Direction: Show every line in the entries below where the word "this" appears.

Listed records:
* * *

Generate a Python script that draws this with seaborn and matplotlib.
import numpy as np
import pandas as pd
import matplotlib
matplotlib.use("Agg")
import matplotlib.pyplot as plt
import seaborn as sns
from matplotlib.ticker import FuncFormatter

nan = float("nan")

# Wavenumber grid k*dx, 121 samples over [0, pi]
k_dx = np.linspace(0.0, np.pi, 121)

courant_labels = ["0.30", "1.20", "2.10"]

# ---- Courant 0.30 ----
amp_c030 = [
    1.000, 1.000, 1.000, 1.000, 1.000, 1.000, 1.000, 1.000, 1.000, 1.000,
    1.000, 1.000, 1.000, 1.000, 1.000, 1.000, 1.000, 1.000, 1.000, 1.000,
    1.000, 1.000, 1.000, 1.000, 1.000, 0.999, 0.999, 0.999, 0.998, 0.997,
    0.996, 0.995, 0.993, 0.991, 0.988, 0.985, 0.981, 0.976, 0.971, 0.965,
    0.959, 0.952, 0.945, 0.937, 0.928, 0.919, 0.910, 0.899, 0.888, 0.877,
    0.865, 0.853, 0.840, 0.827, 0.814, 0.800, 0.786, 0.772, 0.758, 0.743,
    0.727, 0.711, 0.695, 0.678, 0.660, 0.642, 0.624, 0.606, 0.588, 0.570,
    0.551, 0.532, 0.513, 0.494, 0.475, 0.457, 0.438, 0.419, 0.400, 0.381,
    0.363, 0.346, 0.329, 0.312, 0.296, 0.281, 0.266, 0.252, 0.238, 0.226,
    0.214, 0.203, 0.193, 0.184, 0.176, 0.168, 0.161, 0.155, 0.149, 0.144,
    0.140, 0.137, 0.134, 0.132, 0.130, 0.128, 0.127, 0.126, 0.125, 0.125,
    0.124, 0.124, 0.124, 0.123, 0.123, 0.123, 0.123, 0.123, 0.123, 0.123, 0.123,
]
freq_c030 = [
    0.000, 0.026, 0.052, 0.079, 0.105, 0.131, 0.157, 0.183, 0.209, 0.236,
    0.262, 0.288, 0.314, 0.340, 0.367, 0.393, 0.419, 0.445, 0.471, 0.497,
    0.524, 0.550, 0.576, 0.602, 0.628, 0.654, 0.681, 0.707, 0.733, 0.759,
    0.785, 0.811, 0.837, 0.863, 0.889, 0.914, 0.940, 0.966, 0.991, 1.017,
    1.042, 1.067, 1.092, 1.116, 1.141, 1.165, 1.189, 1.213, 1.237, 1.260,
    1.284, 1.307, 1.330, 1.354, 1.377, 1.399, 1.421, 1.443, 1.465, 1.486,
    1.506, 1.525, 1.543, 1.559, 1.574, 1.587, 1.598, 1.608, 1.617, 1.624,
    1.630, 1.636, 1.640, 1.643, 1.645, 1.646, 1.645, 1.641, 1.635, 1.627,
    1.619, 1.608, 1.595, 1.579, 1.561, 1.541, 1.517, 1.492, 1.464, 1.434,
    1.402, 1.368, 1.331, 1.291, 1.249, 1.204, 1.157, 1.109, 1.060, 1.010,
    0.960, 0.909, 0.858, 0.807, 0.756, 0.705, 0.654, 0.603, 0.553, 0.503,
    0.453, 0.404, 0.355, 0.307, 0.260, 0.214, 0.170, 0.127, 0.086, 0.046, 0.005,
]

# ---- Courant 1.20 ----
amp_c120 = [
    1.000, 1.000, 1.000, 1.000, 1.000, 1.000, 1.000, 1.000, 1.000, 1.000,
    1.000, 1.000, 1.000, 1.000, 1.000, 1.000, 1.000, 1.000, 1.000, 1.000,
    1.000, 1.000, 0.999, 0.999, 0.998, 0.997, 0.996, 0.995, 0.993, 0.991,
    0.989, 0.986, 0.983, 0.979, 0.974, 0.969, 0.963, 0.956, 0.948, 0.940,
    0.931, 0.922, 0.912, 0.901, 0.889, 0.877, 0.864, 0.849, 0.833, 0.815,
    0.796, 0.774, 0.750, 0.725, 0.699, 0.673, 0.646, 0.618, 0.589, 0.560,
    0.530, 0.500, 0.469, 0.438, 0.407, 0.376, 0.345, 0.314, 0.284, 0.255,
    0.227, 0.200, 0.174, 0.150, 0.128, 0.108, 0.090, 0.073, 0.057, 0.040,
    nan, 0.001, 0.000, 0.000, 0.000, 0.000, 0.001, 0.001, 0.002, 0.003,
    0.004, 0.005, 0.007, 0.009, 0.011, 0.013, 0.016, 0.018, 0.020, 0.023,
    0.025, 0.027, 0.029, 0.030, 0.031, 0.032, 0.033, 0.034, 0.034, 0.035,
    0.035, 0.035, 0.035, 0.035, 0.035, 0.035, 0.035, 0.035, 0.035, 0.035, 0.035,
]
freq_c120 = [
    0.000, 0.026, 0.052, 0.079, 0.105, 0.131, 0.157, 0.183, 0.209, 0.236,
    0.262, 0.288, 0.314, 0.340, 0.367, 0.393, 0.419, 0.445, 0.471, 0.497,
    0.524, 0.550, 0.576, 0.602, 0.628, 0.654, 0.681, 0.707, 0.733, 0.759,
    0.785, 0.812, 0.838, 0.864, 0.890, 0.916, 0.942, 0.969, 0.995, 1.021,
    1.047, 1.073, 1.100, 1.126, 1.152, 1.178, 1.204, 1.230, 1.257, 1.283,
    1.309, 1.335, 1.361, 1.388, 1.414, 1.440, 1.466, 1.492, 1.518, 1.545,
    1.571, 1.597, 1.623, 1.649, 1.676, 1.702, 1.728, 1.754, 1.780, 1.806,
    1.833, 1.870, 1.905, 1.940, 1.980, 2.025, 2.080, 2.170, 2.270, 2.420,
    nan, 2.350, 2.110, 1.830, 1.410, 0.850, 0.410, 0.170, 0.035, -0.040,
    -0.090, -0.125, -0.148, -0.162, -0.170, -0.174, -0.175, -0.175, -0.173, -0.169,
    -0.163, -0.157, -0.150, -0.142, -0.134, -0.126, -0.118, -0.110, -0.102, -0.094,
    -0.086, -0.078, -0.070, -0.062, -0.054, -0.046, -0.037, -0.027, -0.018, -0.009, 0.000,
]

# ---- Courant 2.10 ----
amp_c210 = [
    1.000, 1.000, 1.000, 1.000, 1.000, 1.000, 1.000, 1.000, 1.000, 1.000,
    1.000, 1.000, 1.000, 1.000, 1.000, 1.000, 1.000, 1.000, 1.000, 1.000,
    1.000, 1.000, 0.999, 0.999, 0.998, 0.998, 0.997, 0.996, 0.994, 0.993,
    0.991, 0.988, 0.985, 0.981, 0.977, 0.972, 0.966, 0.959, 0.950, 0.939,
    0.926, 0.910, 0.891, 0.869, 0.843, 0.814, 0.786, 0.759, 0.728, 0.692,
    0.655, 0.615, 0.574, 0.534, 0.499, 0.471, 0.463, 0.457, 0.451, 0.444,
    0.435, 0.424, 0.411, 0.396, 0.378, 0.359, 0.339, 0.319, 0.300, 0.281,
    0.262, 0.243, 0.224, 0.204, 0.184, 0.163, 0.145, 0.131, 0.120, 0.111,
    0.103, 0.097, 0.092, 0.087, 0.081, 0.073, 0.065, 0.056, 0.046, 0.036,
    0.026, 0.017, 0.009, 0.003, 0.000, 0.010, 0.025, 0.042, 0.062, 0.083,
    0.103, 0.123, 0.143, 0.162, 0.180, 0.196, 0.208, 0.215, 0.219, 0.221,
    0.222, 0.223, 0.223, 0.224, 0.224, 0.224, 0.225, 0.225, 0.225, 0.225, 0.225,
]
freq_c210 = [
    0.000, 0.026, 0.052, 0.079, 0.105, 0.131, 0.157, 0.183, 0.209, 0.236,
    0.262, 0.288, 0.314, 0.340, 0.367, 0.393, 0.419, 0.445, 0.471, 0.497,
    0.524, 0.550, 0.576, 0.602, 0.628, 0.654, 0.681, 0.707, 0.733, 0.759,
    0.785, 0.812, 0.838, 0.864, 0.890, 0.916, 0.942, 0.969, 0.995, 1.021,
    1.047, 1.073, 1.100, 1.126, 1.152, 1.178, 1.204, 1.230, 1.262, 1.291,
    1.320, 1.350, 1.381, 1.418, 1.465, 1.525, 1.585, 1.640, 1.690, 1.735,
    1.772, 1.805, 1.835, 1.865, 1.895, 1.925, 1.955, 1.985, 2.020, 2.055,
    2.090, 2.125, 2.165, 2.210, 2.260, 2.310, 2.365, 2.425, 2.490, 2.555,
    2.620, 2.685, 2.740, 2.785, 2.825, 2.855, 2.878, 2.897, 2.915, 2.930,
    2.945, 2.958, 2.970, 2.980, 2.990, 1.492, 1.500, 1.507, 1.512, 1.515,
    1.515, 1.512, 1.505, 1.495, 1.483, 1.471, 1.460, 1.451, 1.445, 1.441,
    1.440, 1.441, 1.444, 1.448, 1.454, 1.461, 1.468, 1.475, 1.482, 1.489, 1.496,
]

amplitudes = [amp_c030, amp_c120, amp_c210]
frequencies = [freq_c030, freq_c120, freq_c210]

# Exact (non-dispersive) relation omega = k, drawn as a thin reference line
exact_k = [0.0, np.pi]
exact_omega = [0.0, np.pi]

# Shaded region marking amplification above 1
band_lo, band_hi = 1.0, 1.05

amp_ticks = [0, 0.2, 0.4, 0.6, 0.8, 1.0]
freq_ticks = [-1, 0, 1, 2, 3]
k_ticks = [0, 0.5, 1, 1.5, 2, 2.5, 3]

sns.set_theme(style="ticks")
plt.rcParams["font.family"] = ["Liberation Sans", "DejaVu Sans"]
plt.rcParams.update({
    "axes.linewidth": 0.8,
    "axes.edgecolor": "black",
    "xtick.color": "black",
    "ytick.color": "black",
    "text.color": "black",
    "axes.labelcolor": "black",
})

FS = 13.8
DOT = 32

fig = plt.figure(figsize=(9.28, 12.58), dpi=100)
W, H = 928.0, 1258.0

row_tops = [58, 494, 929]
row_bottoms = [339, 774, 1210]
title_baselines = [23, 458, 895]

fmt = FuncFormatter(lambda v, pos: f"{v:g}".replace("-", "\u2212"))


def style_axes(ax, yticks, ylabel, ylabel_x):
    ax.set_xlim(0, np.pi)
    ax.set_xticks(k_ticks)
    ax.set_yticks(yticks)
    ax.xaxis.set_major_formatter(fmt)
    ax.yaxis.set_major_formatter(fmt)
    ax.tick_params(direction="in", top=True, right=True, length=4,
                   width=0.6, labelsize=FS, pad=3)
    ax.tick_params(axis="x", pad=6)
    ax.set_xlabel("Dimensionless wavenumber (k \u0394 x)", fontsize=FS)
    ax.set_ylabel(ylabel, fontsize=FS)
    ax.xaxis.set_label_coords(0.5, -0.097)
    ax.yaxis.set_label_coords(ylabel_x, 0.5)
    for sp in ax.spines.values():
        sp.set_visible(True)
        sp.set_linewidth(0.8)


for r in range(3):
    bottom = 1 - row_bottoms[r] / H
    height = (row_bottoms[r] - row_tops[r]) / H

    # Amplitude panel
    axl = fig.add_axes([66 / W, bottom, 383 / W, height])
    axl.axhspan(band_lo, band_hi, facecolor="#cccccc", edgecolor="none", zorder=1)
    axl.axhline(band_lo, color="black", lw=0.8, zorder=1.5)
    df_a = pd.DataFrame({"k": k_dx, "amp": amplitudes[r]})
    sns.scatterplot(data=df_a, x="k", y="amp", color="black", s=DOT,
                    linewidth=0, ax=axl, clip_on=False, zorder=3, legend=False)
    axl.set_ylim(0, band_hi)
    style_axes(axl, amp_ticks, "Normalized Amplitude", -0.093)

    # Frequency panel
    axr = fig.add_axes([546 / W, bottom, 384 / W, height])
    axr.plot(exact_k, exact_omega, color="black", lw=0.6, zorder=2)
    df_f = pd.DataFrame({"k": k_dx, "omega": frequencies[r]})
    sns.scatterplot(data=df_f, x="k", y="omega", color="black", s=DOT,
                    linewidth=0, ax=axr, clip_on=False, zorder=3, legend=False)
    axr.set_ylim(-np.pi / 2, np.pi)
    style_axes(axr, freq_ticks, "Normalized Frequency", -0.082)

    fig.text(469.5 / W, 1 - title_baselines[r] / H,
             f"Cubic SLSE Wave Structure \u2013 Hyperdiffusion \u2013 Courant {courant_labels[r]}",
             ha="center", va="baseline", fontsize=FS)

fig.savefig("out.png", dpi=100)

* * *

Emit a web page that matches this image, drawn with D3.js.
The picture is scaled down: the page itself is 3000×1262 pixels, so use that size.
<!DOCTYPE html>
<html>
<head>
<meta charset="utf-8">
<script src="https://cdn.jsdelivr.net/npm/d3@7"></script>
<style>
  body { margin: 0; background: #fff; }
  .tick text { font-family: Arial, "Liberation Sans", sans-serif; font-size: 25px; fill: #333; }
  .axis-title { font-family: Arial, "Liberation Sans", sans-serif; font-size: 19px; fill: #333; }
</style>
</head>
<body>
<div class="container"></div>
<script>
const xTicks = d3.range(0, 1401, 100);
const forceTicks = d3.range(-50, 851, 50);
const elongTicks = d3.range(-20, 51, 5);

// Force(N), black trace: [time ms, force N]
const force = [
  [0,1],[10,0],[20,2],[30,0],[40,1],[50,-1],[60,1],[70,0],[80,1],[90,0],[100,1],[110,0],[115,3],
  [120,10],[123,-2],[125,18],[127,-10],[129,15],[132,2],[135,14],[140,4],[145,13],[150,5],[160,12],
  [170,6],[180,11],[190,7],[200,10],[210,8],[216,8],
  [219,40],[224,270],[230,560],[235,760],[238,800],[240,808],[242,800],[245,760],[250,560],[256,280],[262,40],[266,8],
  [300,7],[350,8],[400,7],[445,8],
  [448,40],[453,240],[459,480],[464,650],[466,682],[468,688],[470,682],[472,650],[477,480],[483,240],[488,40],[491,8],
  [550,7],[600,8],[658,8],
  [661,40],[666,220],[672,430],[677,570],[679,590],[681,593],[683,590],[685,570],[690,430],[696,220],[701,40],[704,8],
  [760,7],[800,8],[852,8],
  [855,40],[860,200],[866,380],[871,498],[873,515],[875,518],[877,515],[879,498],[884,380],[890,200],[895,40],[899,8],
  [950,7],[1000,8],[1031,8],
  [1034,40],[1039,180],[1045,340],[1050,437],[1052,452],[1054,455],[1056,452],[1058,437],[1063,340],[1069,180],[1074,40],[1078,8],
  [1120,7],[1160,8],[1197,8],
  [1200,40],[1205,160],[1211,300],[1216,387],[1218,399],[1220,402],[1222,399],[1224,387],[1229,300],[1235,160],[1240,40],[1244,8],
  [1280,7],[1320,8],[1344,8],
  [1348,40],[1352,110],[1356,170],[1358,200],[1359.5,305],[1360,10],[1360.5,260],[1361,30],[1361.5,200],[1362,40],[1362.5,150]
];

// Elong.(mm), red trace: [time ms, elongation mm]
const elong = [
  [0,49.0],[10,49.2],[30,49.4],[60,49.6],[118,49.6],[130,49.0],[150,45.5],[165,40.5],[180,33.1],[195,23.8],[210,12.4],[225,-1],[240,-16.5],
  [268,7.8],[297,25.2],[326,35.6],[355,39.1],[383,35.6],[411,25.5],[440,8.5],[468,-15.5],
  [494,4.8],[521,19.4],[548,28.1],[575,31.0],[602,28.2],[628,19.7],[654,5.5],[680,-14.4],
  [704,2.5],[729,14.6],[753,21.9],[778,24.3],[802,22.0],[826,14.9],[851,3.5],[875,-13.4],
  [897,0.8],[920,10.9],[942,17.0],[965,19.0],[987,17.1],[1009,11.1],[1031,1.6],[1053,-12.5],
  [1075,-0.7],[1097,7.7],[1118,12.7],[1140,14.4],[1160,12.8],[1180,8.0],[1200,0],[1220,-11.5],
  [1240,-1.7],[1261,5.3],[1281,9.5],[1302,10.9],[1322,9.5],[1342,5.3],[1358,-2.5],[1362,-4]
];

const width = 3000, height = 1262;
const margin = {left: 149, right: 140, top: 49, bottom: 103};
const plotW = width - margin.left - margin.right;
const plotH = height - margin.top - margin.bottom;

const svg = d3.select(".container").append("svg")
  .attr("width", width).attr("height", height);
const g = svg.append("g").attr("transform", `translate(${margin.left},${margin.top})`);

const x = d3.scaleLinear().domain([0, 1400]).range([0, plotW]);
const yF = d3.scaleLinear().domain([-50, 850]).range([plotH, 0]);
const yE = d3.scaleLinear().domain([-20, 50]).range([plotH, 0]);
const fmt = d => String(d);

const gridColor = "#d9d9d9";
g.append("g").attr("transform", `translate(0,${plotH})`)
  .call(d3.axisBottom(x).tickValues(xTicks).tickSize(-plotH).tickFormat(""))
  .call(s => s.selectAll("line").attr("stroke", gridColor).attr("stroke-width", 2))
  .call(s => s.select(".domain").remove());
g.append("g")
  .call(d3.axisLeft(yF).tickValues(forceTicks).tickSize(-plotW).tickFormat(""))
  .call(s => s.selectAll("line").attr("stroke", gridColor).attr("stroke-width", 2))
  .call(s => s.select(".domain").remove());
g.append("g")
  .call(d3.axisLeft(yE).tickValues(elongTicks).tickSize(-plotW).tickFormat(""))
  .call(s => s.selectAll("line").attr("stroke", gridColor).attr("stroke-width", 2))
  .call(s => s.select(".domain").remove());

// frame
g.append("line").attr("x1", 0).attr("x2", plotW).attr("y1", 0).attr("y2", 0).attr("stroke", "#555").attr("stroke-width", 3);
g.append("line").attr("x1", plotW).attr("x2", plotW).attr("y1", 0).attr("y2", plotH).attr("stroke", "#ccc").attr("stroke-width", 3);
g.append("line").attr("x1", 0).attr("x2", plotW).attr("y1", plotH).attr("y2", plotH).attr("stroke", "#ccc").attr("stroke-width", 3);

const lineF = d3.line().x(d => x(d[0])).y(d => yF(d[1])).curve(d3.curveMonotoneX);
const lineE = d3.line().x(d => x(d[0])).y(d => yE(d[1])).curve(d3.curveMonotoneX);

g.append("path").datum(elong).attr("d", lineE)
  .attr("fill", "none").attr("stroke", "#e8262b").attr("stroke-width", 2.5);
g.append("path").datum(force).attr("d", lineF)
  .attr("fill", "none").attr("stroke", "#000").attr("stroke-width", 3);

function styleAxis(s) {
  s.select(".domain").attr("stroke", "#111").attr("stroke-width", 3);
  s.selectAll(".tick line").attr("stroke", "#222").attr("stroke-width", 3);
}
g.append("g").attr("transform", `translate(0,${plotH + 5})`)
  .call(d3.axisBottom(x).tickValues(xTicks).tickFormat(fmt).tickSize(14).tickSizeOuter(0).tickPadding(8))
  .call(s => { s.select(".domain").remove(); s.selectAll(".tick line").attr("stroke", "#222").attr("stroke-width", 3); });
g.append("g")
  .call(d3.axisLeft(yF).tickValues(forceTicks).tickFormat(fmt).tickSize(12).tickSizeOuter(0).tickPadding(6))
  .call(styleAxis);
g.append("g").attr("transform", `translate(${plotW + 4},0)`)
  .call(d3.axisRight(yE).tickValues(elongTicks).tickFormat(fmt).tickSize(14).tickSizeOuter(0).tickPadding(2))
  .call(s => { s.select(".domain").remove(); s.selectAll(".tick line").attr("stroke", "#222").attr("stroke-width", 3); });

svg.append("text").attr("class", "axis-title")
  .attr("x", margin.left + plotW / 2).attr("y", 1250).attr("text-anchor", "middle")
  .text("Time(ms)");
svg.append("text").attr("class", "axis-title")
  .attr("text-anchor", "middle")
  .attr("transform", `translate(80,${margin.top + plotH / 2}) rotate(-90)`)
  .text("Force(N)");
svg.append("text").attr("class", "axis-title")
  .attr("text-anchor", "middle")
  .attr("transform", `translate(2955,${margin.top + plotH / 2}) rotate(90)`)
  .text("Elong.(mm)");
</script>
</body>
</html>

* * *

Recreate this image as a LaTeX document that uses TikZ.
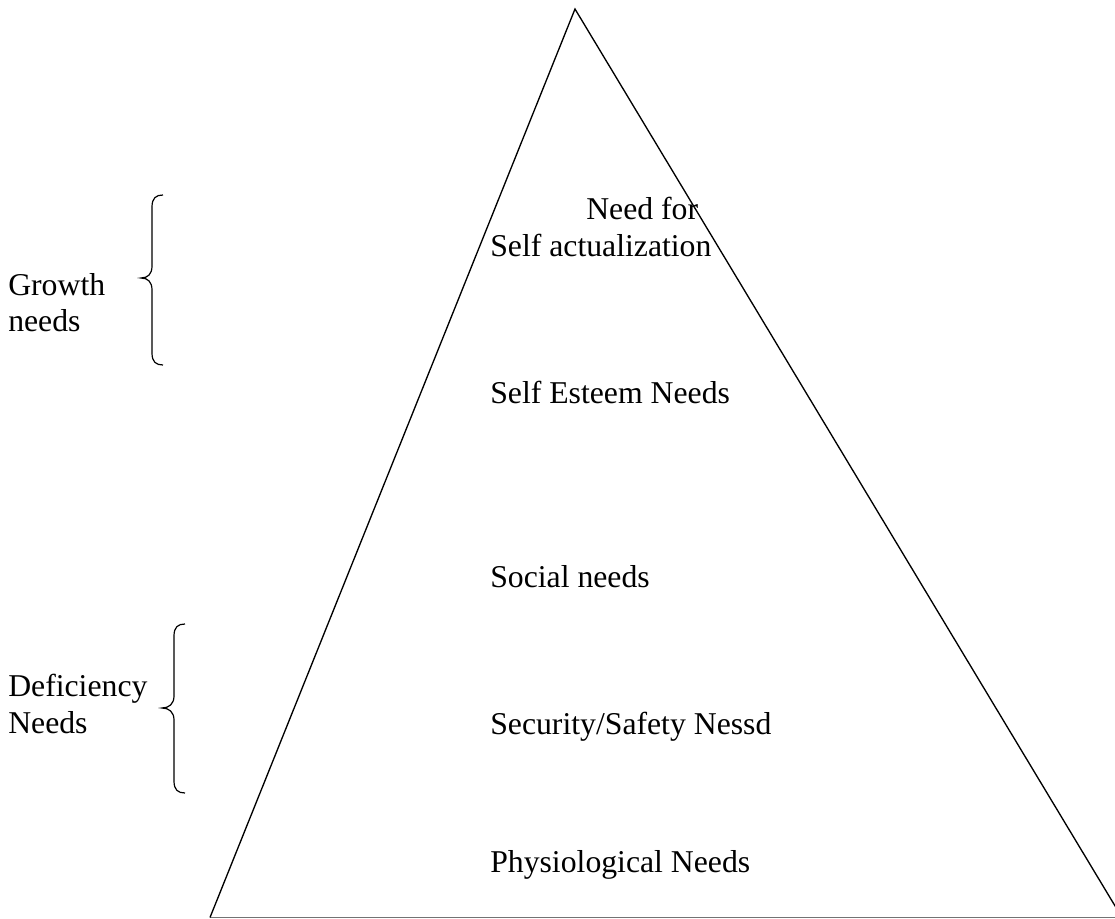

* * *

Full answer:
Generate a Python script that draws this with seaborn and matplotlib.
Emit a web page that matches this image, drawn with D3.js.
Recreate this image as a LaTeX document that uses TikZ.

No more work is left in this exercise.